== Task to complete ==
Pull out the lines running from the one with "Output the Python" to the one with "-6.8, -4.8, 0, 3.5, 4.9, 1.5, -1.5]", inclusive, word for word. Drop any picture.

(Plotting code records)

[start]

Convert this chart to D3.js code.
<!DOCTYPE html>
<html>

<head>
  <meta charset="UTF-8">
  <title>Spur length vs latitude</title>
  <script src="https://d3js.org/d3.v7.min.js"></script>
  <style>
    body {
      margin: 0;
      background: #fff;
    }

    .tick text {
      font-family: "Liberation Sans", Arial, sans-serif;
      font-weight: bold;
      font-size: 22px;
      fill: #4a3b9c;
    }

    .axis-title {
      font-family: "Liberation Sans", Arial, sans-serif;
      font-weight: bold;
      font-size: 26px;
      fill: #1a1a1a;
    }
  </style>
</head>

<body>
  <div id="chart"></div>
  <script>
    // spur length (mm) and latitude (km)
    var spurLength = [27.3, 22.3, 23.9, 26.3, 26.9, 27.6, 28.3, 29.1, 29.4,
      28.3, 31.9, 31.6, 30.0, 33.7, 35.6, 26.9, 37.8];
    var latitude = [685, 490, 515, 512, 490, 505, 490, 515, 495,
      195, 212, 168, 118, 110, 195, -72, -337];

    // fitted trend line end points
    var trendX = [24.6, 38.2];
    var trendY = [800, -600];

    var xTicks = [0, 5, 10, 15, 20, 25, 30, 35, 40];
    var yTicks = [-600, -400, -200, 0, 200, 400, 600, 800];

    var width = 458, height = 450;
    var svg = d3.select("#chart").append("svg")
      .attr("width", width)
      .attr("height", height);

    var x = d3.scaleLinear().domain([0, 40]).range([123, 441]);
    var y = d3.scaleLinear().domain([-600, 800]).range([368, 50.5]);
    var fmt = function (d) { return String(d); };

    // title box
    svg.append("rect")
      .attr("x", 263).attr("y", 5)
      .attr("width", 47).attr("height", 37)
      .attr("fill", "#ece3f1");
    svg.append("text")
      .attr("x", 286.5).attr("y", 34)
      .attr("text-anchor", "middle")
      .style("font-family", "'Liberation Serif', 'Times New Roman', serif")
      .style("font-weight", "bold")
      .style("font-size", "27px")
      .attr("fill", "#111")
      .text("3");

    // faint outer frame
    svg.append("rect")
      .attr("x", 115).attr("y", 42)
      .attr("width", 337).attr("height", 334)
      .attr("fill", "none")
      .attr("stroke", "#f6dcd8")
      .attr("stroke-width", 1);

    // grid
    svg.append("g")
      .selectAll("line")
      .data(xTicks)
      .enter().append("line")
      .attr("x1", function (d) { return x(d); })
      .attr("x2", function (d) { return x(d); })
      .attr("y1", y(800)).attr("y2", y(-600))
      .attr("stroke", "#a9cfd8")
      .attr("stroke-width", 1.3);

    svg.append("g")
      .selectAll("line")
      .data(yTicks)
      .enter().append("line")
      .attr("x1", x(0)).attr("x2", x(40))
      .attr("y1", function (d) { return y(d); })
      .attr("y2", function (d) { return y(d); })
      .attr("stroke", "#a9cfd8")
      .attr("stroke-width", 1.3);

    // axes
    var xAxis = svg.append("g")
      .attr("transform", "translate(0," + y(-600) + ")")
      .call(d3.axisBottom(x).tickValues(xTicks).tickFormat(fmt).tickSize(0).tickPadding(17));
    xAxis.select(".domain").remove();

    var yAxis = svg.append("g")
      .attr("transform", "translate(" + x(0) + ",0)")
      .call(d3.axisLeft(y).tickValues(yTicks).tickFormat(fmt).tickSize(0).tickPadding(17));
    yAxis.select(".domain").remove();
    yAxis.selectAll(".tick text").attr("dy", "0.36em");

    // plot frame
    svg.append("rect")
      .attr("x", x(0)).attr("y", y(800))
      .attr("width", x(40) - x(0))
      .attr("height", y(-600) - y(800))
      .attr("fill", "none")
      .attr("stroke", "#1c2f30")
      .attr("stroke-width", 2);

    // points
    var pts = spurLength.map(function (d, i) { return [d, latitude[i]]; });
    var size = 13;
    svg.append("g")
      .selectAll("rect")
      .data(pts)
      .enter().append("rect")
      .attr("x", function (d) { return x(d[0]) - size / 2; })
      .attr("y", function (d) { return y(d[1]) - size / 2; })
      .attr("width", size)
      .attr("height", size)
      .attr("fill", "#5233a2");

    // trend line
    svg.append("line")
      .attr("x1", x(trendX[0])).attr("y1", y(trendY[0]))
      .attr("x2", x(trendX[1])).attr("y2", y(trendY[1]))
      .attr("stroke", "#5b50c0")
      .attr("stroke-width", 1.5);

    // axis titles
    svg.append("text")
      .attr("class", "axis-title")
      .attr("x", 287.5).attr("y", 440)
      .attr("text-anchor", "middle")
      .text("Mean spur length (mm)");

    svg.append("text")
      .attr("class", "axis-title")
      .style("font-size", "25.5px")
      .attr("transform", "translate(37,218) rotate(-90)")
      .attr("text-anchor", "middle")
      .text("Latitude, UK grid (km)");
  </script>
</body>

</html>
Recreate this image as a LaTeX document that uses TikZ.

[end]
[start]

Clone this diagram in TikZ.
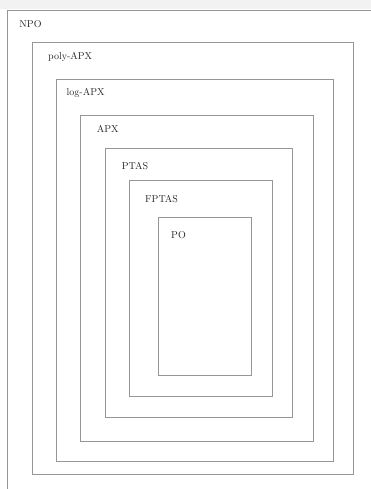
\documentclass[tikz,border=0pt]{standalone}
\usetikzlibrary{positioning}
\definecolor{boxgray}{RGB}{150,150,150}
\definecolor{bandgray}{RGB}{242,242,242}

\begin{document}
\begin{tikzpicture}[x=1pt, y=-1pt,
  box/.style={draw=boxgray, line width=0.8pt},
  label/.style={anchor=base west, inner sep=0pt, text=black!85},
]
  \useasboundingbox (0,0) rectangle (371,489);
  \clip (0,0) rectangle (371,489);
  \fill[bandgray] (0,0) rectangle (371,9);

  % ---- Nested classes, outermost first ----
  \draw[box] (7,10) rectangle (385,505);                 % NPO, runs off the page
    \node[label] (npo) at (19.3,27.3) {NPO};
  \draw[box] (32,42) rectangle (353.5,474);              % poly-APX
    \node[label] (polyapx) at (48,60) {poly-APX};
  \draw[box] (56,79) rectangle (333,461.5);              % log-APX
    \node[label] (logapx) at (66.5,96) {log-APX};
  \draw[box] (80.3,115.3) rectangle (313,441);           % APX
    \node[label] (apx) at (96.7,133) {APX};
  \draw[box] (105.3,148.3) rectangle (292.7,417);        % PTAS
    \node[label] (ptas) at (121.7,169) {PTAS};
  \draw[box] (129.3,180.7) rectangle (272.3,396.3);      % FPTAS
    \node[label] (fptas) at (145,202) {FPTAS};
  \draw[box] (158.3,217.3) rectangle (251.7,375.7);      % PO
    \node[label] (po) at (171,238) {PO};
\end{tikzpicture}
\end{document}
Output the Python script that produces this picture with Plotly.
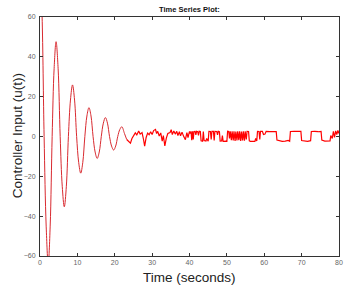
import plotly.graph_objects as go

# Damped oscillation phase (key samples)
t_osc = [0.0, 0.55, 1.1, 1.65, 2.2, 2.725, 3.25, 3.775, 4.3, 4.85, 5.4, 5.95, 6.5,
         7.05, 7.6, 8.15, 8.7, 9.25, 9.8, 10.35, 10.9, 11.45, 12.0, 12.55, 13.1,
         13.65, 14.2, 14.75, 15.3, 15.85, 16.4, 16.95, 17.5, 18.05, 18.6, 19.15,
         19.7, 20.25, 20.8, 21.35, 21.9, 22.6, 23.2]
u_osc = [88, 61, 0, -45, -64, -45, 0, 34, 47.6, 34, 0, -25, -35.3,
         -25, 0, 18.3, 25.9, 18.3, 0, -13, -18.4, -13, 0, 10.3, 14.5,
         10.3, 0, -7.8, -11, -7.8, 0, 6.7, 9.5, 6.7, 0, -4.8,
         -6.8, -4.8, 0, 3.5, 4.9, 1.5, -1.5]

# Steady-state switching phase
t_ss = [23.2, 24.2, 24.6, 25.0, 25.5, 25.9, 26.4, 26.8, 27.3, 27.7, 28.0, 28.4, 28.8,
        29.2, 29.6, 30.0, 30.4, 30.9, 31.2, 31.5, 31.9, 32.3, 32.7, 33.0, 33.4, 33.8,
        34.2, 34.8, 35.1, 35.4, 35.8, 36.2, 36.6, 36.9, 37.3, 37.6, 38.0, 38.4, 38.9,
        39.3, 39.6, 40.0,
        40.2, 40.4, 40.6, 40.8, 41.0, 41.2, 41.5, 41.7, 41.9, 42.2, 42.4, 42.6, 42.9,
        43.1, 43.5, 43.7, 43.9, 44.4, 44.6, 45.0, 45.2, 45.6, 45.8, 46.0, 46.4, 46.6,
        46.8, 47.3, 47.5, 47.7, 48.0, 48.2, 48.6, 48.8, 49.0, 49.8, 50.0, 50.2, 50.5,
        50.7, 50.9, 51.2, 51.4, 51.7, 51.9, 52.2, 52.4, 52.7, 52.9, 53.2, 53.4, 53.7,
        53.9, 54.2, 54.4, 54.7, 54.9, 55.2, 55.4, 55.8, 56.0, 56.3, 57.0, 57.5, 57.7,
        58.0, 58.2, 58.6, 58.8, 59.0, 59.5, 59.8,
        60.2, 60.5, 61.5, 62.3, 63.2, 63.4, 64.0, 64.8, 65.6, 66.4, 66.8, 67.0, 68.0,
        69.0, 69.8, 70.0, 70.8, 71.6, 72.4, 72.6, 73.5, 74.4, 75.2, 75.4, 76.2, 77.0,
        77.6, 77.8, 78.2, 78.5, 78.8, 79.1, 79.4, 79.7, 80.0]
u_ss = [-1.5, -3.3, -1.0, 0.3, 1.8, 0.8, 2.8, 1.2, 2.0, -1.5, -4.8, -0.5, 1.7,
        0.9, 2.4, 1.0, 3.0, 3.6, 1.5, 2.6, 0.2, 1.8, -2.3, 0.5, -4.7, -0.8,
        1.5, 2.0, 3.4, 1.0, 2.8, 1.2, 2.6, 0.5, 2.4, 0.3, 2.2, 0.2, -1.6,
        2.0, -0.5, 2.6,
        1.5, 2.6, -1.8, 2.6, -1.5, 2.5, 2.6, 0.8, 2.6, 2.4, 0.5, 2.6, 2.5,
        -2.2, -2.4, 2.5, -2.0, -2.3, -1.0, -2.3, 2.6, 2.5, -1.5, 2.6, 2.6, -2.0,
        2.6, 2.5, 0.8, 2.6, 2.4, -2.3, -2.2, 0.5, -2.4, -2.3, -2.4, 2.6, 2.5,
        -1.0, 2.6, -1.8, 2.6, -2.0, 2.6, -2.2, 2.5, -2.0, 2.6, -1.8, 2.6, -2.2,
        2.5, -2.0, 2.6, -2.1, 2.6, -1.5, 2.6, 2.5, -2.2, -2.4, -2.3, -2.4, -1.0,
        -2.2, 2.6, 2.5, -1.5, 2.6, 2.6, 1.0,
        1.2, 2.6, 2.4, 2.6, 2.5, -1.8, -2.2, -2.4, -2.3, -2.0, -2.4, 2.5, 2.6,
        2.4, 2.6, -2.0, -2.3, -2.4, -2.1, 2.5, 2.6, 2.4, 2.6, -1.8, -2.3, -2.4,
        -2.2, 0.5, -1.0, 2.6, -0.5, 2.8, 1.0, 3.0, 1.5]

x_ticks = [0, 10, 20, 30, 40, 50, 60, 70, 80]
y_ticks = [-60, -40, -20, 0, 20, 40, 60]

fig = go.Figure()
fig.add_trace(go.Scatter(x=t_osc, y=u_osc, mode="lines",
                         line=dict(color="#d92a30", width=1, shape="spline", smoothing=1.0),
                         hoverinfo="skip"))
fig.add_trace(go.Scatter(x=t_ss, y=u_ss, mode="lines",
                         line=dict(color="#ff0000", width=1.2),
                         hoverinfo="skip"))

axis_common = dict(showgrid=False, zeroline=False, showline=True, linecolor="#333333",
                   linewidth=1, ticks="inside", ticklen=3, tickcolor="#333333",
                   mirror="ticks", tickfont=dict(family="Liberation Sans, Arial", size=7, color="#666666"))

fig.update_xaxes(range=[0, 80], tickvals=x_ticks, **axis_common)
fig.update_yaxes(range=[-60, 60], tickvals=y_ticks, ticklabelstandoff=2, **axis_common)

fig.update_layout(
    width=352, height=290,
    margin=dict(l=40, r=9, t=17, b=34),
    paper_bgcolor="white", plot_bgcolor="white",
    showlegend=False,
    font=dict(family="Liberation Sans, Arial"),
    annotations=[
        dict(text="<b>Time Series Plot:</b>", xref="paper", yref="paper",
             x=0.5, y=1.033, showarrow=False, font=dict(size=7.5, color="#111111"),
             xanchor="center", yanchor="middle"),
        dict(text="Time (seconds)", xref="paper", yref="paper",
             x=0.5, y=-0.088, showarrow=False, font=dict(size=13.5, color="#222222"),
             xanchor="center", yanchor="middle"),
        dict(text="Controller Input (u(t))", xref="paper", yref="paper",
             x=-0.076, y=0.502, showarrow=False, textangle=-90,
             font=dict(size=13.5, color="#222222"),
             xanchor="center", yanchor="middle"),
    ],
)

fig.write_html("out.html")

[end]
[start]

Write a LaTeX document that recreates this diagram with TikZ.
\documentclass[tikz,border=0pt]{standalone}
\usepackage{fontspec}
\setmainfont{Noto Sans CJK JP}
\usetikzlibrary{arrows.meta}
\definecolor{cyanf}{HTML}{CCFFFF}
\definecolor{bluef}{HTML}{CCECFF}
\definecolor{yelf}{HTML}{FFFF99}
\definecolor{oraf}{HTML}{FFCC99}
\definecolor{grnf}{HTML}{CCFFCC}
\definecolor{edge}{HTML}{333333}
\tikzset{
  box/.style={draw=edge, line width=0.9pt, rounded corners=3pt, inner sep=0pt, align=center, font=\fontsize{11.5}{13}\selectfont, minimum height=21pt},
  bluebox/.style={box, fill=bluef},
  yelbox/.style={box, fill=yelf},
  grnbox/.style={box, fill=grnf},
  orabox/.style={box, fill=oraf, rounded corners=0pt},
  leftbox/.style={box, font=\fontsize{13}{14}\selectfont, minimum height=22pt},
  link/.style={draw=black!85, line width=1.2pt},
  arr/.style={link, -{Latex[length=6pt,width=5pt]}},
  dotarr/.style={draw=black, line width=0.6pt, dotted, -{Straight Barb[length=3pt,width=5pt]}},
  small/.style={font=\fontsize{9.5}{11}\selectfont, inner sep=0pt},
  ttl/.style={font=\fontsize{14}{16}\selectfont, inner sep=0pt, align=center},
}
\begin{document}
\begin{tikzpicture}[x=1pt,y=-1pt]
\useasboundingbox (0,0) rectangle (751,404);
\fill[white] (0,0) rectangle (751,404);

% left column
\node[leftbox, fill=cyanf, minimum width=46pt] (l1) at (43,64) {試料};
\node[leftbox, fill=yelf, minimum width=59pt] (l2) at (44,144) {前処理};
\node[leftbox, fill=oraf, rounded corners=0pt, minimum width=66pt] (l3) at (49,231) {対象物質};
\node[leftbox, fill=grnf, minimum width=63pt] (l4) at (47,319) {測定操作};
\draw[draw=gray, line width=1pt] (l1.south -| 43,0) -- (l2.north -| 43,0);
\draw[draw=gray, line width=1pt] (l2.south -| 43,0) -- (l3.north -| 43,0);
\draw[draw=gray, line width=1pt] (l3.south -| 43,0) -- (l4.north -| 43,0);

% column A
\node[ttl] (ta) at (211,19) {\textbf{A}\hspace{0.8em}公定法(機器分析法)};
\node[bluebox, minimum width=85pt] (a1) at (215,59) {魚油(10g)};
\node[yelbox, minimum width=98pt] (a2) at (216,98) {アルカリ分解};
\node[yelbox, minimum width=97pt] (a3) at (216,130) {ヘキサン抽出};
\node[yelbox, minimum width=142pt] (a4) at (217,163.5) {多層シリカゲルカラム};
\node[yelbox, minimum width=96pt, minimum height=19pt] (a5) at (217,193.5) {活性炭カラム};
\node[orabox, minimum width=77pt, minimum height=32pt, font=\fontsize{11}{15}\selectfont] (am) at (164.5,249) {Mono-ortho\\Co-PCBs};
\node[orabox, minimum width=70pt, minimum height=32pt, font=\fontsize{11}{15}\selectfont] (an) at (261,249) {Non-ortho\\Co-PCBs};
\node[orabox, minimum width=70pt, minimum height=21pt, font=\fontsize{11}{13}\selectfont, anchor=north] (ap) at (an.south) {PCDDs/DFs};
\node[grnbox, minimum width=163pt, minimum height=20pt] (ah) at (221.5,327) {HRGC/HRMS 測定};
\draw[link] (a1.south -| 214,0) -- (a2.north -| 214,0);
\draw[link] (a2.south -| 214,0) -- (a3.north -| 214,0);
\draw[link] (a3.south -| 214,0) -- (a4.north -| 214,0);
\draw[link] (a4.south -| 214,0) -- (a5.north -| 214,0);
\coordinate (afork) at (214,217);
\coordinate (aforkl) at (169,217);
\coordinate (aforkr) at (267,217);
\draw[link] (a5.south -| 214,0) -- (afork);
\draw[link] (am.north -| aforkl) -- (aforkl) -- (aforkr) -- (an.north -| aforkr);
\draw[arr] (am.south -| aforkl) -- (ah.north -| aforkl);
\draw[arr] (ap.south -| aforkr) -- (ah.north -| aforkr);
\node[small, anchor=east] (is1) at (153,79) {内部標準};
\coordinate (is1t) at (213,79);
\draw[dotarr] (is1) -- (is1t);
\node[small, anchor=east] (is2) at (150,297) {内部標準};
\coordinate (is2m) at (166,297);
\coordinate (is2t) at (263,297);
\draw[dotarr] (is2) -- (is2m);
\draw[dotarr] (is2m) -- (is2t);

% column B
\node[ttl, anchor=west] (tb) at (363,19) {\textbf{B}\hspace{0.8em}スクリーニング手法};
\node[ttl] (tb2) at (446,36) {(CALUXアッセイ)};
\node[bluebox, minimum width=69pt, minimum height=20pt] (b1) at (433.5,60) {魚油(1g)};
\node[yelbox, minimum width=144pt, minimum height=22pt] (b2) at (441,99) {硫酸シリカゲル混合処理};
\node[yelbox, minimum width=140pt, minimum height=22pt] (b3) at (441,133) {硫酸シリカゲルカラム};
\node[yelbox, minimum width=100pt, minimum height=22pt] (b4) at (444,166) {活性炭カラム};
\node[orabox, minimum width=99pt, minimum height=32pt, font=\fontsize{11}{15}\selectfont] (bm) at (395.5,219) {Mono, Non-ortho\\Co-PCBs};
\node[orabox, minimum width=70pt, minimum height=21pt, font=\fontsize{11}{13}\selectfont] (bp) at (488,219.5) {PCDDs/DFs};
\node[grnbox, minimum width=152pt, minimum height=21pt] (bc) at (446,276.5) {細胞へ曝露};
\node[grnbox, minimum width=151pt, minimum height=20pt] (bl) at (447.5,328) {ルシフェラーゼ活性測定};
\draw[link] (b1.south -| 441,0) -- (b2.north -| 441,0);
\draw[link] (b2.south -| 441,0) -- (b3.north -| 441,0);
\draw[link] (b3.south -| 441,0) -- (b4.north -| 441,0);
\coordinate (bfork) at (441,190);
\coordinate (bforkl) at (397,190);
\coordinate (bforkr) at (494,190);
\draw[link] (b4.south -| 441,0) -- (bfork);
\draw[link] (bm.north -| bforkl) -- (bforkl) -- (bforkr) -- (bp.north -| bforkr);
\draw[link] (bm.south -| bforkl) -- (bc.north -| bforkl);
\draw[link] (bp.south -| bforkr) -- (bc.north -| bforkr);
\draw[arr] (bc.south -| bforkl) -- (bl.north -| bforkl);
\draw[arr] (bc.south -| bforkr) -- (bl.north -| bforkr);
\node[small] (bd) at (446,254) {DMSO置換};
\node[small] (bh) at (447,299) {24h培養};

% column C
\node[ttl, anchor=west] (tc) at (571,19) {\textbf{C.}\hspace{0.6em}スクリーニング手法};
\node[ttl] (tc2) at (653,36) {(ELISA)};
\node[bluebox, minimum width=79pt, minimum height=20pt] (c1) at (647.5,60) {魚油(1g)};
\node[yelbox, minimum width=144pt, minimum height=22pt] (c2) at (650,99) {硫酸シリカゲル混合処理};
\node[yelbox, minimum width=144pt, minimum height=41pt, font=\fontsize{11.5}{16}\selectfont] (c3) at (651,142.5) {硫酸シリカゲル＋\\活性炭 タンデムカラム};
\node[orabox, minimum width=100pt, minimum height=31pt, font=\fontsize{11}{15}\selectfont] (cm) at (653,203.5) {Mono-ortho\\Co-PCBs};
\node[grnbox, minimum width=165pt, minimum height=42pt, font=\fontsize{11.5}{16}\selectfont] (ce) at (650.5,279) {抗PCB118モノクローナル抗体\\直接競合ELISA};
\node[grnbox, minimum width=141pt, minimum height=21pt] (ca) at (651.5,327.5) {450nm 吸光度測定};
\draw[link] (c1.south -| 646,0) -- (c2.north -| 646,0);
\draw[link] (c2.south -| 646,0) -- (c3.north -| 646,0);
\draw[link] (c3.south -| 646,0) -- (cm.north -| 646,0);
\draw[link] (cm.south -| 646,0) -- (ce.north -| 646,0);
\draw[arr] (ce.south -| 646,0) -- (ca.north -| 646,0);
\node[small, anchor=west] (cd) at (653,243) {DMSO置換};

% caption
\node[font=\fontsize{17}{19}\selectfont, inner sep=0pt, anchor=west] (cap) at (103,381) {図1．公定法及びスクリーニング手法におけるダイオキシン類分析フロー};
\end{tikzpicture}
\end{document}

[end]

== Worked answer ==
Output the Python script that produces this picture with Plotly.
import plotly.graph_objects as go

# Damped oscillation phase (key samples)
t_osc = [0.0, 0.55, 1.1, 1.65, 2.2, 2.725, 3.25, 3.775, 4.3, 4.85, 5.4, 5.95, 6.5,
         7.05, 7.6, 8.15, 8.7, 9.25, 9.8, 10.35, 10.9, 11.45, 12.0, 12.55, 13.1,
         13.65, 14.2, 14.75, 15.3, 15.85, 16.4, 16.95, 17.5, 18.05, 18.6, 19.15,
         19.7, 20.25, 20.8, 21.35, 21.9, 22.6, 23.2]
u_osc = [88, 61, 0, -45, -64, -45, 0, 34, 47.6, 34, 0, -25, -35.3,
         -25, 0, 18.3, 25.9, 18.3, 0, -13, -18.4, -13, 0, 10.3, 14.5,
         10.3, 0, -7.8, -11, -7.8, 0, 6.7, 9.5, 6.7, 0, -4.8,
         -6.8, -4.8, 0, 3.5, 4.9, 1.5, -1.5]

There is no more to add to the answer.